◆ Task details: Reproduce the listing word for word. Skip any image.

++++++

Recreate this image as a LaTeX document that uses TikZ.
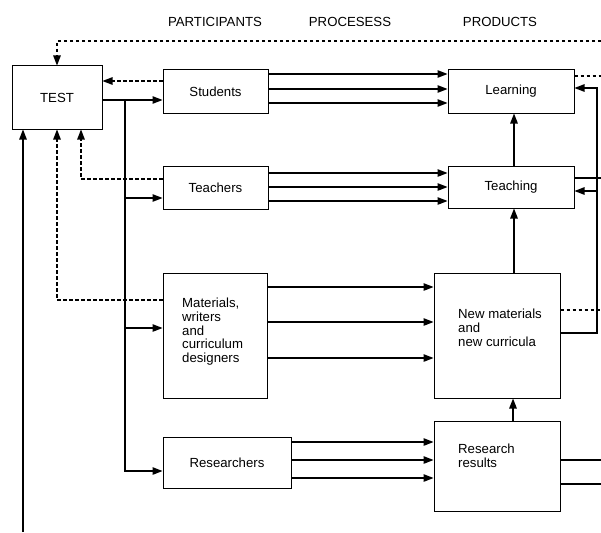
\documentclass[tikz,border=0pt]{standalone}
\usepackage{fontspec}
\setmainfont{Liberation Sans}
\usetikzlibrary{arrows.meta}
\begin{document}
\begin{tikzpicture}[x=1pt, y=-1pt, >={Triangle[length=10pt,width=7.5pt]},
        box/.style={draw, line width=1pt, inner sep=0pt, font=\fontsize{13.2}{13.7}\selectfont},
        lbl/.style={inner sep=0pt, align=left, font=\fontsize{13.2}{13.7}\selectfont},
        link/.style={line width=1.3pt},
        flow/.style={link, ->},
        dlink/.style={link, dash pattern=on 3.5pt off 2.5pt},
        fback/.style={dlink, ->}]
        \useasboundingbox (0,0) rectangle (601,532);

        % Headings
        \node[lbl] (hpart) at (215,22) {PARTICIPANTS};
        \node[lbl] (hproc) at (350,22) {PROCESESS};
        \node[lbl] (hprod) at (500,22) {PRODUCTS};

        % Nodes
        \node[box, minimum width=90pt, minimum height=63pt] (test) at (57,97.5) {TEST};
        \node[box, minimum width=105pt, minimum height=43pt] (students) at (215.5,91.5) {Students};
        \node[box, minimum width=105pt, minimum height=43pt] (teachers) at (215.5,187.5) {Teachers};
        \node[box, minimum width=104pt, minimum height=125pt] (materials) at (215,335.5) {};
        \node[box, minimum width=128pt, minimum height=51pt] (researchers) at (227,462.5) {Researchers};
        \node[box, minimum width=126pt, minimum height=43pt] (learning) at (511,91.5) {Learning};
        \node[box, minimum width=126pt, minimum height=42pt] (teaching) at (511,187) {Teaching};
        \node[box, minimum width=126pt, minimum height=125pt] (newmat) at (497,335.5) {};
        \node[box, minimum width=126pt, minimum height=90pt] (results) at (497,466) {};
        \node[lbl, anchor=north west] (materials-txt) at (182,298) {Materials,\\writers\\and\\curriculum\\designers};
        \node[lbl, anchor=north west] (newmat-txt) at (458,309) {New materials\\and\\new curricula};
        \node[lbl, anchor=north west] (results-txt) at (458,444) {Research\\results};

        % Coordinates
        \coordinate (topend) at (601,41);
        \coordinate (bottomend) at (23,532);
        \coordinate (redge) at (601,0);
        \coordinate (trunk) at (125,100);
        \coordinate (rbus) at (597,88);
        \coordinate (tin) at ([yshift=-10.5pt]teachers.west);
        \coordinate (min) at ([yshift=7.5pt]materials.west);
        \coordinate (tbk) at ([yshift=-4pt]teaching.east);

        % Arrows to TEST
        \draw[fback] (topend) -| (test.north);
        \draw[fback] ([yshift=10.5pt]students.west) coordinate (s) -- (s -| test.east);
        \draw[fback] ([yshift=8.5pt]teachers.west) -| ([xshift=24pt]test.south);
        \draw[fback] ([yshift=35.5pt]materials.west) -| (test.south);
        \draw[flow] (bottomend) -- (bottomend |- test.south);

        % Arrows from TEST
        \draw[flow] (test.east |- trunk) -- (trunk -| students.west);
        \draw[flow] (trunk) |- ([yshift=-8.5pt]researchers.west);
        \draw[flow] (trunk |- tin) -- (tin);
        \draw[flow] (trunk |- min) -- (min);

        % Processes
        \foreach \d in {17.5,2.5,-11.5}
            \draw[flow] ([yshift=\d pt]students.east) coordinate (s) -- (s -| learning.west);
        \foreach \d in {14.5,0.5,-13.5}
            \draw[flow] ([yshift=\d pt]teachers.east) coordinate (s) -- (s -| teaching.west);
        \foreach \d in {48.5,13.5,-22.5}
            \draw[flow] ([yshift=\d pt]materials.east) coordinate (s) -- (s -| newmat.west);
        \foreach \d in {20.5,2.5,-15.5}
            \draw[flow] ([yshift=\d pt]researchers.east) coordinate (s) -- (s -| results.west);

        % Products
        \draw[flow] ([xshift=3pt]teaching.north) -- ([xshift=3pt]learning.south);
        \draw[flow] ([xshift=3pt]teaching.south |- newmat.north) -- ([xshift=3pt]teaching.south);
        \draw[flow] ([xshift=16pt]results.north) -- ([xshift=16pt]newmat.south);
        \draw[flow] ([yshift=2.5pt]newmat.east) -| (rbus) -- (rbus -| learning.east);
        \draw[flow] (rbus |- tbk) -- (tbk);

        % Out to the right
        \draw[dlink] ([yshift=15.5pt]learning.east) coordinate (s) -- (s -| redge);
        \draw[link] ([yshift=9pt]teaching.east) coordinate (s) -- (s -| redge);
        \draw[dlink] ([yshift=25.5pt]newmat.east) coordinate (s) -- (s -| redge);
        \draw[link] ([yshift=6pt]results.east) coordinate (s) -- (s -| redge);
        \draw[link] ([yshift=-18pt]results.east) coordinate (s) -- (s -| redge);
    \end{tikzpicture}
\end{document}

++++++

◆ The reply:
Recreate this image as a LaTeX document that uses TikZ.
\documentclass[tikz,border=0pt]{standalone}
\usepackage{fontspec}
\setmainfont{Liberation Sans}
\usetikzlibrary{arrows.meta}
\begin{document}
\begin{tikzpicture}[x=1pt, y=-1pt, >={Triangle[length=10pt,width=7.5pt]},
        box/.style={draw, line width=1pt, inner sep=0pt, font=\fontsize{13.2}{13.7}\selectfont},
        lbl/.style={inner sep=0pt, align=left, font=\fontsize{13.2}{13.7}\selectfont},
        link/.style={line width=1.3pt},
        flow/.style={link, ->},
        dlink/.style={link, dash pattern=on 3.5pt off 2.5pt},
        fback/.style={dlink, ->}]
        \useasboundingbox (0,0) rectangle (601,532);

        % Headings
        \node[lbl] (hpart) at (215,22) {PARTICIPANTS};
        \node[lbl] (hproc) at (350,22) {PROCESESS};
        \node[lbl] (hprod) at (500,22) {PRODUCTS};

        % Nodes
        \node[box, minimum width=90pt, minimum height=63pt] (test) at (57,97.5) {TEST};
        \node[box, minimum width=105pt, minimum height=43pt] (students) at (215.5,91.5) {Students};
        \node[box, minimum width=105pt, minimum height=43pt] (teachers) at (215.5,187.5) {Teachers};
        \node[box, minimum width=104pt, minimum height=125pt] (materials) at (215,335.5) {};
        \node[box, minimum width=128pt, minimum height=51pt] (researchers) at (227,462.5) {Researchers};
        \node[box, minimum width=126pt, minimum height=43pt] (learning) at (511,91.5) {Learning};
        \node[box, minimum width=126pt, minimum height=42pt] (teaching) at (511,187) {Teaching};
        \node[box, minimum width=126pt, minimum height=125pt] (newmat) at (497,335.5) {};
        \node[box, minimum width=126pt, minimum height=90pt] (results) at (497,466) {};
        \node[lbl, anchor=north west] (materials-txt) at (182,298) {Materials,\\writers\\and\\curriculum\\designers};
        \node[lbl, anchor=north west] (newmat-txt) at (458,309) {New materials\\and\\new curricula};
        \node[lbl, anchor=north west] (results-txt) at (458,444) {Research\\results};

        % Coordinates
        \coordinate (topend) at (601,41);
        \coordinate (bottomend) at (23,532);
        \coordinate (redge) at (601,0);
        \coordinate (trunk) at (125,100);
        \coordinate (rbus) at (597,88);
        \coordinate (tin) at ([yshift=-10.5pt]teachers.west);
        \coordinate (min) at ([yshift=7.5pt]materials.west);
        \coordinate (tbk) at ([yshift=-4pt]teaching.east);

        % Arrows to TEST
        \draw[fback] (topend) -| (test.north);
        \draw[fback] ([yshift=10.5pt]students.west) coordinate (s) -- (s -| test.east);
        \draw[fback] ([yshift=8.5pt]teachers.west) -| ([xshift=24pt]test.south);
        \draw[fback] ([yshift=35.5pt]materials.west) -| (test.south);
        \draw[flow] (bottomend) -- (bottomend |- test.south);

        % Arrows from TEST
        \draw[flow] (test.east |- trunk) -- (trunk -| students.west);
        \draw[flow] (trunk) |- ([yshift=-8.5pt]researchers.west);
        \draw[flow] (trunk |- tin) -- (tin);
        \draw[flow] (trunk |- min) -- (min);

        % Processes
        \foreach \d in {17.5,2.5,-11.5}
            \draw[flow] ([yshift=\d pt]students.east) coordinate (s) -- (s -| learning.west);
        \foreach \d in {14.5,0.5,-13.5}
            \draw[flow] ([yshift=\d pt]teachers.east) coordinate (s) -- (s -| teaching.west);
        \foreach \d in {48.5,13.5,-22.5}
            \draw[flow] ([yshift=\d pt]materials.east) coordinate (s) -- (s -| newmat.west);
        \foreach \d in {20.5,2.5,-15.5}
            \draw[flow] ([yshift=\d pt]researchers.east) coordinate (s) -- (s -| results.west);

        % Products
        \draw[flow] ([xshift=3pt]teaching.north) -- ([xshift=3pt]learning.south);
        \draw[flow] ([xshift=3pt]teaching.south |- newmat.north) -- ([xshift=3pt]teaching.south);
        \draw[flow] ([xshift=16pt]results.north) -- ([xshift=16pt]newmat.south);
        \draw[flow] ([yshift=2.5pt]newmat.east) -| (rbus) -- (rbus -| learning.east);
        \draw[flow] (rbus |- tbk) -- (tbk);

        % Out to the right
        \draw[dlink] ([yshift=15.5pt]learning.east) coordinate (s) -- (s -| redge);
        \draw[link] ([yshift=9pt]teaching.east) coordinate (s) -- (s -| redge);
        \draw[dlink] ([yshift=25.5pt]newmat.east) coordinate (s) -- (s -| redge);
        \draw[link] ([yshift=6pt]results.east) coordinate (s) -- (s -| redge);
        \draw[link] ([yshift=-18pt]results.east) coordinate (s) -- (s -| redge);
    \end{tikzpicture}
\end{document}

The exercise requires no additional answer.